WHAT IS ASKED:
In your copy, include every line of the listing below exactly but none of the pictures.

※

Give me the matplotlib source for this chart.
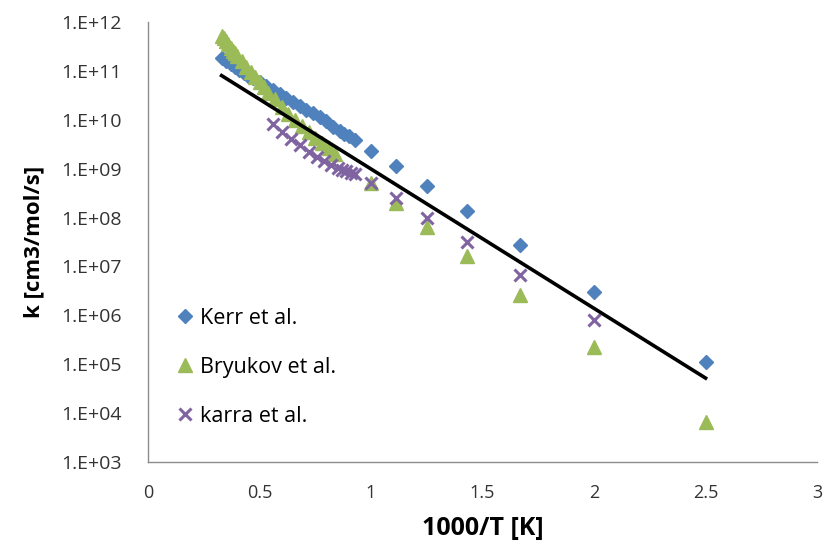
import numpy as np
import matplotlib.pyplot as plt
from matplotlib.ticker import FixedLocator, FuncFormatter

plt.rcParams['font.family'] = ['Open Sans', 'DejaVu Sans']

# Kerr et al. (1000/T, k)
kerr_x = [0.33, 0.35, 0.37, 0.39, 0.41, 0.43, 0.45, 0.47, 0.50, 0.53, 0.56, 0.59,
          0.62, 0.65, 0.68, 0.71, 0.74, 0.77, 0.80, 0.83, 0.86, 0.88, 0.90, 0.93,
          1.00, 1.11, 1.25, 1.43, 1.67, 2.00, 2.50]
kerr_k = [1.8e11, 1.6e11, 1.4e11, 1.2e11, 1.05e11, 9.1e10, 7.9e10, 7.1e10, 5.9e10,
          4.9e10, 4.1e10, 3.4e10, 2.8e10, 2.3e10, 1.95e10, 1.6e10, 1.35e10, 1.15e10,
          9.5e9, 7.1e9, 5.8e9, 5.1e9, 4.6e9, 3.8e9, 2.3e9, 1.15e9, 4.4e8, 1.35e8,
          2.75e7, 3.0e6, 1.1e5]

# Bryukov et al.
bry_x = [0.33, 0.34, 0.35, 0.36, 0.37, 0.38, 0.39, 0.40, 0.42, 0.44, 0.46, 0.48,
         0.50, 0.52, 0.54, 0.57, 0.60, 0.63, 0.66, 0.69, 0.72, 0.75, 0.78, 0.81,
         0.84, 1.00, 1.11, 1.25, 1.43, 1.67, 2.00, 2.50]
bry_k = [5.2e11, 4.6e11, 4.0e11, 3.5e11, 3.0e11, 2.6e11, 2.3e11, 2.0e11, 1.6e11,
         1.2e11, 9.5e10, 7.4e10, 5.9e10, 4.6e10, 3.6e10, 2.6e10, 1.8e10, 1.3e10,
         9.8e9, 7.4e9, 5.6e9, 4.3e9, 3.3e9, 2.6e9, 2.0e9, 5.0e8, 2.0e8, 6.3e7,
         1.6e7, 2.6e6, 2.2e5, 6.6e3]

# karra et al.
karra_x = [0.56, 0.60, 0.64, 0.68, 0.72, 0.76, 0.79, 0.82, 0.85, 0.87, 0.89, 0.91,
           0.93, 1.00, 1.11, 1.25, 1.43, 1.67, 2.00]
karra_k = [8.3e9, 5.5e9, 4.0e9, 3.0e9, 2.2e9, 1.7e9, 1.4e9, 1.2e9, 1.05e9, 9.5e8,
           8.9e8, 8.3e8, 7.6e8, 5.0e8, 2.5e8, 1.0e8, 3.2e7, 6.6e6, 7.9e5]

# Arrhenius fit line
fit_x = [0.33, 2.50]
fit_k = [8.0e10, 5.2e4]

y_ticks = [10.0 ** p for p in range(3, 13)]
x_ticks = [0, 0.5, 1, 1.5, 2, 2.5, 3]

fig = plt.figure(figsize=(8.24, 5.49), dpi=100)
ax = fig.add_axes([0.1796, 0.1585, 0.812, 0.8015])

ax.plot(kerr_x, kerr_k, 'D', color='#4F81BD', ms=7.5, mec='#4F81BD', label='Kerr et al.')
ax.plot(bry_x, bry_k, '^', color='#9BBB59', ms=10, mec='#9BBB59', label='Bryukov et al.')
ax.plot(karra_x, karra_k, 'x', color='#8064A2', ms=9, mew=2.2, label='karra et al.')
ax.plot(fit_x, fit_k, '-', color='black', lw=2.6)

ax.set_yscale('log')
ax.set_xlim(0, 3)
ax.set_ylim(1e3, 1e12)
ax.yaxis.set_major_locator(FixedLocator(y_ticks))
ax.yaxis.set_minor_locator(FixedLocator([]))
ax.yaxis.set_major_formatter(FuncFormatter(lambda v, pos: '1.E+%02d' % int(round(np.log10(v)))))
ax.xaxis.set_major_locator(FixedLocator(x_ticks))
ax.xaxis.set_major_formatter(FuncFormatter(lambda v, pos: '%g' % v))

for side in ['top', 'right']:
    ax.spines[side].set_visible(False)
for side in ['left', 'bottom']:
    ax.spines[side].set_color('#8c8c8c')
    ax.spines[side].set_linewidth(1.0)

ax.tick_params(axis='both', length=0, colors='#333333')
ax.tick_params(axis='y', pad=19, labelsize=14)
ax.tick_params(axis='x', pad=16, labelsize=13)

ax.set_xlabel('1000/T [K]', fontsize=18, fontweight='bold', labelpad=10)
ax.set_ylabel('k [cm3/mol/s]', fontsize=16, fontweight='bold', labelpad=12)

ax.legend(loc='upper left', bbox_to_anchor=(0.02, 0.385), frameon=False, fontsize=15.5,
          handlelength=0.8, handletextpad=0.3, labelspacing=1.3, borderaxespad=0.3)

fig.savefig('out.png', dpi=100)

※

OUTPUT FOR THIS TASK:
Give me the matplotlib source for this chart.
import numpy as np
import matplotlib.pyplot as plt
from matplotlib.ticker import FixedLocator, FuncFormatter

plt.rcParams['font.family'] = ['Open Sans', 'DejaVu Sans']

# Kerr et al. (1000/T, k)
kerr_x = [0.33, 0.35, 0.37, 0.39, 0.41, 0.43, 0.45, 0.47, 0.50, 0.53, 0.56, 0.59,
          0.62, 0.65, 0.68, 0.71, 0.74, 0.77, 0.80, 0.83, 0.86, 0.88, 0.90, 0.93,
          1.00, 1.11, 1.25, 1.43, 1.67, 2.00, 2.50]
kerr_k = [1.8e11, 1.6e11, 1.4e11, 1.2e11, 1.05e11, 9.1e10, 7.9e10, 7.1e10, 5.9e10,
          4.9e10, 4.1e10, 3.4e10, 2.8e10, 2.3e10, 1.95e10, 1.6e10, 1.35e10, 1.15e10,
          9.5e9, 7.1e9, 5.8e9, 5.1e9, 4.6e9, 3.8e9, 2.3e9, 1.15e9, 4.4e8, 1.35e8,
          2.75e7, 3.0e6, 1.1e5]

# Bryukov et al.
bry_x = [0.33, 0.34, 0.35, 0.36, 0.37, 0.38, 0.39, 0.40, 0.42, 0.44, 0.46, 0.48,
         0.50, 0.52, 0.54, 0.57, 0.60, 0.63, 0.66, 0.69, 0.72, 0.75, 0.78, 0.81,
         0.84, 1.00, 1.11, 1.25, 1.43, 1.67, 2.00, 2.50]
bry_k = [5.2e11, 4.6e11, 4.0e11, 3.5e11, 3.0e11, 2.6e11, 2.3e11, 2.0e11, 1.6e11,
         1.2e11, 9.5e10, 7.4e10, 5.9e10, 4.6e10, 3.6e10, 2.6e10, 1.8e10, 1.3e10,
         9.8e9, 7.4e9, 5.6e9, 4.3e9, 3.3e9, 2.6e9, 2.0e9, 5.0e8, 2.0e8, 6.3e7,
         1.6e7, 2.6e6, 2.2e5, 6.6e3]

# karra et al.
karra_x = [0.56, 0.60, 0.64, 0.68, 0.72, 0.76, 0.79, 0.82, 0.85, 0.87, 0.89, 0.91,
           0.93, 1.00, 1.11, 1.25, 1.43, 1.67, 2.00]
karra_k = [8.3e9, 5.5e9, 4.0e9, 3.0e9, 2.2e9, 1.7e9, 1.4e9, 1.2e9, 1.05e9, 9.5e8,
           8.9e8, 8.3e8, 7.6e8, 5.0e8, 2.5e8, 1.0e8, 3.2e7, 6.6e6, 7.9e5]

# Arrhenius fit line
fit_x = [0.33, 2.50]
fit_k = [8.0e10, 5.2e4]

y_ticks = [10.0 ** p for p in range(3, 13)]
x_ticks = [0, 0.5, 1, 1.5, 2, 2.5, 3]

fig = plt.figure(figsize=(8.24, 5.49), dpi=100)
ax = fig.add_axes([0.1796, 0.1585, 0.812, 0.8015])

ax.plot(kerr_x, kerr_k, 'D', color='#4F81BD', ms=7.5, mec='#4F81BD', label='Kerr et al.')
ax.plot(bry_x, bry_k, '^', color='#9BBB59', ms=10, mec='#9BBB59', label='Bryukov et al.')
ax.plot(karra_x, karra_k, 'x', color='#8064A2', ms=9, mew=2.2, label='karra et al.')
ax.plot(fit_x, fit_k, '-', color='black', lw=2.6)

ax.set_yscale('log')
ax.set_xlim(0, 3)
ax.set_ylim(1e3, 1e12)
ax.yaxis.set_major_locator(FixedLocator(y_ticks))
ax.yaxis.set_minor_locator(FixedLocator([]))
ax.yaxis.set_major_formatter(FuncFormatter(lambda v, pos: '1.E+%02d' % int(round(np.log10(v)))))
ax.xaxis.set_major_locator(FixedLocator(x_ticks))
ax.xaxis.set_major_formatter(FuncFormatter(lambda v, pos: '%g' % v))

for side in ['top', 'right']:
    ax.spines[side].set_visible(False)
for side in ['left', 'bottom']:
    ax.spines[side].set_color('#8c8c8c')
    ax.spines[side].set_linewidth(1.0)

ax.tick_params(axis='both', length=0, colors='#333333')
ax.tick_params(axis='y', pad=19, labelsize=14)
ax.tick_params(axis='x', pad=16, labelsize=13)

ax.set_xlabel('1000/T [K]', fontsize=18, fontweight='bold', labelpad=10)
ax.set_ylabel('k [cm3/mol/s]', fontsize=16, fontweight='bold', labelpad=12)

ax.legend(loc='upper left', bbox_to_anchor=(0.02, 0.385), frameon=False, fontsize=15.5,
          handlelength=0.8, handletextpad=0.3, labelspacing=1.3, borderaxespad=0.3)

fig.savefig('out.png', dpi=100)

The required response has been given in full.